▸ Aim
Give every line of the data again, unchanged, but with no pictures.

▸ Provided material
------------------------------------
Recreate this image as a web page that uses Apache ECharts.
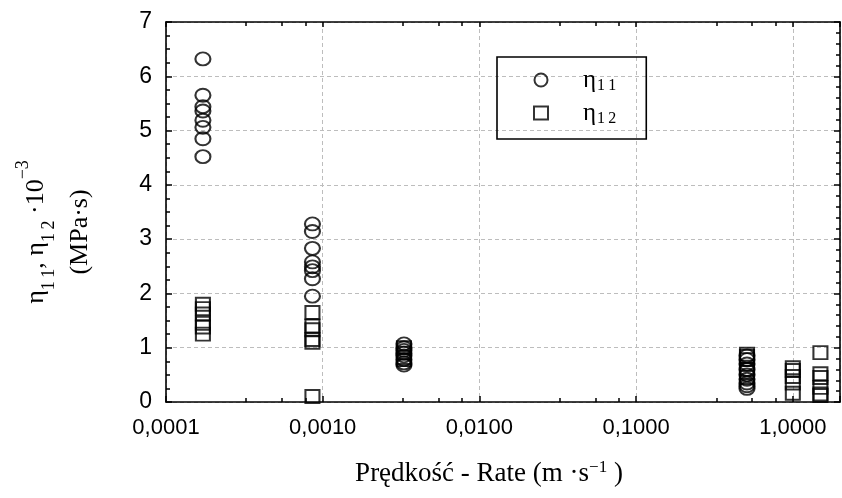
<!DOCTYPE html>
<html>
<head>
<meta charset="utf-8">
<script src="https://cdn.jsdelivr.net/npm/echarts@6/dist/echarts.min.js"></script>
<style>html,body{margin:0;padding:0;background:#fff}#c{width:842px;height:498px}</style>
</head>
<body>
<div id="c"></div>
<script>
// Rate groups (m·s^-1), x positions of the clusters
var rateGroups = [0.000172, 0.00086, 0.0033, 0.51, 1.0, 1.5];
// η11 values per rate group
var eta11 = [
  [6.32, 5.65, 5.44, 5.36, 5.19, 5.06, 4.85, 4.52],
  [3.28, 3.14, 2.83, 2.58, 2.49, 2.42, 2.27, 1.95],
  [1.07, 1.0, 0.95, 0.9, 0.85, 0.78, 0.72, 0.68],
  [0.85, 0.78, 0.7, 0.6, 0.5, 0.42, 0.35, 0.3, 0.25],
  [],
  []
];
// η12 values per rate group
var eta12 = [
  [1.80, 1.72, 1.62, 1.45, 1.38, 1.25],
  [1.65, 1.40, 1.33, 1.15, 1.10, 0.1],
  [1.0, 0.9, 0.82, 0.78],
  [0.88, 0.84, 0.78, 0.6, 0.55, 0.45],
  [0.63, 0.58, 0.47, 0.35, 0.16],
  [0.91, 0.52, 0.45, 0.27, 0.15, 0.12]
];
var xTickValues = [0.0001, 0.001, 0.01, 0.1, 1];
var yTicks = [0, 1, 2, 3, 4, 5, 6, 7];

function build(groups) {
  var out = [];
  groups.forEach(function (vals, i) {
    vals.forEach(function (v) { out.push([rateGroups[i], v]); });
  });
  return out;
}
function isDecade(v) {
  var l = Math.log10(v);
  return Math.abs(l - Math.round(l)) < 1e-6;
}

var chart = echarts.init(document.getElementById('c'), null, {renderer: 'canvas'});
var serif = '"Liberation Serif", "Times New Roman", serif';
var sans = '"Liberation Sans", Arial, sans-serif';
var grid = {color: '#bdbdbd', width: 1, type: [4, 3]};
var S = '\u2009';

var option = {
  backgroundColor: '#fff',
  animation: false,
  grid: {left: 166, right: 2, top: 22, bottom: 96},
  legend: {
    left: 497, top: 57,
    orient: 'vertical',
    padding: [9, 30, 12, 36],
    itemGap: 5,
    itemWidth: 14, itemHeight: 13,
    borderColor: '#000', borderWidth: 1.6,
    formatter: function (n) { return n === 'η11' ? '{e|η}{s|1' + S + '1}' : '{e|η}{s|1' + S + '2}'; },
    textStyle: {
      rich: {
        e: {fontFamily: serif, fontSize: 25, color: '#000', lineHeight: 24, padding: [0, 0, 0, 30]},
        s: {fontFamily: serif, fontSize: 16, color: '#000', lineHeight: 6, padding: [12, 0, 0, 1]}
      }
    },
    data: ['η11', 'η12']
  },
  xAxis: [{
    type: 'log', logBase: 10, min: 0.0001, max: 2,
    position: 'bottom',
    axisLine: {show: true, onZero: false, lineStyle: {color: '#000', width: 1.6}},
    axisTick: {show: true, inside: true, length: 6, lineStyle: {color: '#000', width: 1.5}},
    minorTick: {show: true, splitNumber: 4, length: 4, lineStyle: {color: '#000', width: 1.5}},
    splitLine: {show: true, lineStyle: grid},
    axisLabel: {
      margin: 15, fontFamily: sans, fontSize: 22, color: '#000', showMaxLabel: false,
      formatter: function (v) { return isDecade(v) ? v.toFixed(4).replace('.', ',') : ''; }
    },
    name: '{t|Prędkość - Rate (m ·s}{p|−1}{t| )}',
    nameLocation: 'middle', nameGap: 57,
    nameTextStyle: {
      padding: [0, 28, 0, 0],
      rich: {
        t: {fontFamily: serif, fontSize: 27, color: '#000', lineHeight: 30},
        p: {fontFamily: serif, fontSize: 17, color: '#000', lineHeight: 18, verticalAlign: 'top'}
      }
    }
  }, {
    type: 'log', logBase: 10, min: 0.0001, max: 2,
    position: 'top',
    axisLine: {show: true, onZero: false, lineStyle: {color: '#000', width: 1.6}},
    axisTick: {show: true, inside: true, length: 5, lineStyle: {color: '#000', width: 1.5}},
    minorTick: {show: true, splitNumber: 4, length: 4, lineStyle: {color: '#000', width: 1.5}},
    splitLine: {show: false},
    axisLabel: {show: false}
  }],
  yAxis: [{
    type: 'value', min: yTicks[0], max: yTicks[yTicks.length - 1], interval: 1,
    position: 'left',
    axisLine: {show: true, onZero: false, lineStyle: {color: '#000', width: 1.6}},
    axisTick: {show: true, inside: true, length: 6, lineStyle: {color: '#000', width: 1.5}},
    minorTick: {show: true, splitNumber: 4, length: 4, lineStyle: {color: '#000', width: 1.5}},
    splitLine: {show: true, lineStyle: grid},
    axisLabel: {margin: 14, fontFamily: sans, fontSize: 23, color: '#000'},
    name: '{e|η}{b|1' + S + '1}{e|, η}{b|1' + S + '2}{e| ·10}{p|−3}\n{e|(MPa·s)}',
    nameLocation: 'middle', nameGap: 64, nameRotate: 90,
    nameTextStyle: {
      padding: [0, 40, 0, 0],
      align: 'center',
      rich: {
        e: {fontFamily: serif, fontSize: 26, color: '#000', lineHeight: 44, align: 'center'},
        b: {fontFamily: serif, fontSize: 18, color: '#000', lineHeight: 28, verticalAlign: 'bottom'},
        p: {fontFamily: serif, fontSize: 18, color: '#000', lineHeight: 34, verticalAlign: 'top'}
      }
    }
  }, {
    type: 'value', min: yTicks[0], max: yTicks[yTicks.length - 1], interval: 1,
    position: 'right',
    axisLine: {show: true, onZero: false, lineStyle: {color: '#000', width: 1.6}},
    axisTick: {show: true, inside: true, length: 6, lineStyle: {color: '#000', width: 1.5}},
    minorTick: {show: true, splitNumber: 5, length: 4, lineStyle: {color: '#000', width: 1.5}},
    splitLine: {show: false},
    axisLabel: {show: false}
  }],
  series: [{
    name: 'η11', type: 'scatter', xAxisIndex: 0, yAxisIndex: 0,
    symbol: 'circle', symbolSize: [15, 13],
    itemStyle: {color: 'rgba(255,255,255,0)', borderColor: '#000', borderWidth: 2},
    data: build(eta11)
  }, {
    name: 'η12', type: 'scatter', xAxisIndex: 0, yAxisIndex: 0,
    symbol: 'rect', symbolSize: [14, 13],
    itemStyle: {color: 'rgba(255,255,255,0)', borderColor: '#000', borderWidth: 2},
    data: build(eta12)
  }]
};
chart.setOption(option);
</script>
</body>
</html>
------------------------------------
▸ Complete output
Recreate this image as a web page that uses Apache ECharts.
<!DOCTYPE html>
<html>
<head>
<meta charset="utf-8">
<script src="https://cdn.jsdelivr.net/npm/echarts@6/dist/echarts.min.js"></script>
<style>html,body{margin:0;padding:0;background:#fff}#c{width:842px;height:498px}</style>
</head>
<body>
<div id="c"></div>
<script>
// Rate groups (m·s^-1), x positions of the clusters
var rateGroups = [0.000172, 0.00086, 0.0033, 0.51, 1.0, 1.5];
// η11 values per rate group
var eta11 = [
  [6.32, 5.65, 5.44, 5.36, 5.19, 5.06, 4.85, 4.52],
  [3.28, 3.14, 2.83, 2.58, 2.49, 2.42, 2.27, 1.95],
  [1.07, 1.0, 0.95, 0.9, 0.85, 0.78, 0.72, 0.68],
  [0.85, 0.78, 0.7, 0.6, 0.5, 0.42, 0.35, 0.3, 0.25],
  [],
  []
];
// η12 values per rate group
var eta12 = [
  [1.80, 1.72, 1.62, 1.45, 1.38, 1.25],
  [1.65, 1.40, 1.33, 1.15, 1.10, 0.1],
  [1.0, 0.9, 0.82, 0.78],
  [0.88, 0.84, 0.78, 0.6, 0.55, 0.45],
  [0.63, 0.58, 0.47, 0.35, 0.16],
  [0.91, 0.52, 0.45, 0.27, 0.15, 0.12]
];
var xTickValues = [0.0001, 0.001, 0.01, 0.1, 1];
var yTicks = [0, 1, 2, 3, 4, 5, 6, 7];

function build(groups) {
  var out = [];
  groups.forEach(function (vals, i) {
    vals.forEach(function (v) { out.push([rateGroups[i], v]); });
  });
  return out;
}
function isDecade(v) {
  var l = Math.log10(v);
  return Math.abs(l - Math.round(l)) < 1e-6;
}

var chart = echarts.init(document.getElementById('c'), null, {renderer: 'canvas'});
var serif = '"Liberation Serif", "Times New Roman", serif';
var sans = '"Liberation Sans", Arial, sans-serif';
var grid = {color: '#bdbdbd', width: 1, type: [4, 3]};
var S = '\u2009';

var option = {
  backgroundColor: '#fff',
  animation: false,
  grid: {left: 166, right: 2, top: 22, bottom: 96},
  legend: {
    left: 497, top: 57,
    orient: 'vertical',
    padding: [9, 30, 12, 36],
    itemGap: 5,
    itemWidth: 14, itemHeight: 13,
    borderColor: '#000', borderWidth: 1.6,
    formatter: function (n) { return n === 'η11' ? '{e|η}{s|1' + S + '1}' : '{e|η}{s|1' + S + '2}'; },
    textStyle: {
      rich: {
        e: {fontFamily: serif, fontSize: 25, color: '#000', lineHeight: 24, padding: [0, 0, 0, 30]},
        s: {fontFamily: serif, fontSize: 16, color: '#000', lineHeight: 6, padding: [12, 0, 0, 1]}
      }
    },
    data: ['η11', 'η12']
  },
  xAxis: [{
    type: 'log', logBase: 10, min: 0.0001, max: 2,
    position: 'bottom',
    axisLine: {show: true, onZero: false, lineStyle: {color: '#000', width: 1.6}},
    axisTick: {show: true, inside: true, length: 6, lineStyle: {color: '#000', width: 1.5}},
    minorTick: {show: true, splitNumber: 4, length: 4, lineStyle: {color: '#000', width: 1.5}},
    splitLine: {show: true, lineStyle: grid},
    axisLabel: {
      margin: 15, fontFamily: sans, fontSize: 22, color: '#000', showMaxLabel: false,
      formatter: function (v) { return isDecade(v) ? v.toFixed(4).replace('.', ',') : ''; }
    },
    name: '{t|Prędkość - Rate (m ·s}{p|−1}{t| )}',
    nameLocation: 'middle', nameGap: 57,
    nameTextStyle: {
      padding: [0, 28, 0, 0],
      rich: {
        t: {fontFamily: serif, fontSize: 27, color: '#000', lineHeight: 30},
        p: {fontFamily: serif, fontSize: 17, color: '#000', lineHeight: 18, verticalAlign: 'top'}
      }
    }
  }, {
    type: 'log', logBase: 10, min: 0.0001, max: 2,
    position: 'top',
    axisLine: {show: true, onZero: false, lineStyle: {color: '#000', width: 1.6}},
    axisTick: {show: true, inside: true, length: 5, lineStyle: {color: '#000', width: 1.5}},
    minorTick: {show: true, splitNumber: 4, length: 4, lineStyle: {color: '#000', width: 1.5}},
    splitLine: {show: false},
    axisLabel: {show: false}
  }],
  yAxis: [{
    type: 'value', min: yTicks[0], max: yTicks[yTicks.length - 1], interval: 1,
    position: 'left',
    axisLine: {show: true, onZero: false, lineStyle: {color: '#000', width: 1.6}},
    axisTick: {show: true, inside: true, length: 6, lineStyle: {color: '#000', width: 1.5}},
    minorTick: {show: true, splitNumber: 4, length: 4, lineStyle: {color: '#000', width: 1.5}},
    splitLine: {show: true, lineStyle: grid},
    axisLabel: {margin: 14, fontFamily: sans, fontSize: 23, color: '#000'},
    name: '{e|η}{b|1' + S + '1}{e|, η}{b|1' + S + '2}{e| ·10}{p|−3}\n{e|(MPa·s)}',
    nameLocation: 'middle', nameGap: 64, nameRotate: 90,
    nameTextStyle: {
      padding: [0, 40, 0, 0],
      align: 'center',
      rich: {
        e: {fontFamily: serif, fontSize: 26, color: '#000', lineHeight: 44, align: 'center'},
        b: {fontFamily: serif, fontSize: 18, color: '#000', lineHeight: 28, verticalAlign: 'bottom'},
        p: {fontFamily: serif, fontSize: 18, color: '#000', lineHeight: 34, verticalAlign: 'top'}
      }
    }
  }, {
    type: 'value', min: yTicks[0], max: yTicks[yTicks.length - 1], interval: 1,
    position: 'right',
    axisLine: {show: true, onZero: false, lineStyle: {color: '#000', width: 1.6}},
    axisTick: {show: true, inside: true, length: 6, lineStyle: {color: '#000', width: 1.5}},
    minorTick: {show: true, splitNumber: 5, length: 4, lineStyle: {color: '#000', width: 1.5}},
    splitLine: {show: false},
    axisLabel: {show: false}
  }],
  series: [{
    name: 'η11', type: 'scatter', xAxisIndex: 0, yAxisIndex: 0,
    symbol: 'circle', symbolSize: [15, 13],
    itemStyle: {color: 'rgba(255,255,255,0)', borderColor: '#000', borderWidth: 2},
    data: build(eta11)
  }, {
    name: 'η12', type: 'scatter', xAxisIndex: 0, yAxisIndex: 0,
    symbol: 'rect', symbolSize: [14, 13],
    itemStyle: {color: 'rgba(255,255,255,0)', borderColor: '#000', borderWidth: 2},
    data: build(eta12)
  }]
};
chart.setOption(option);
</script>
</body>
</html>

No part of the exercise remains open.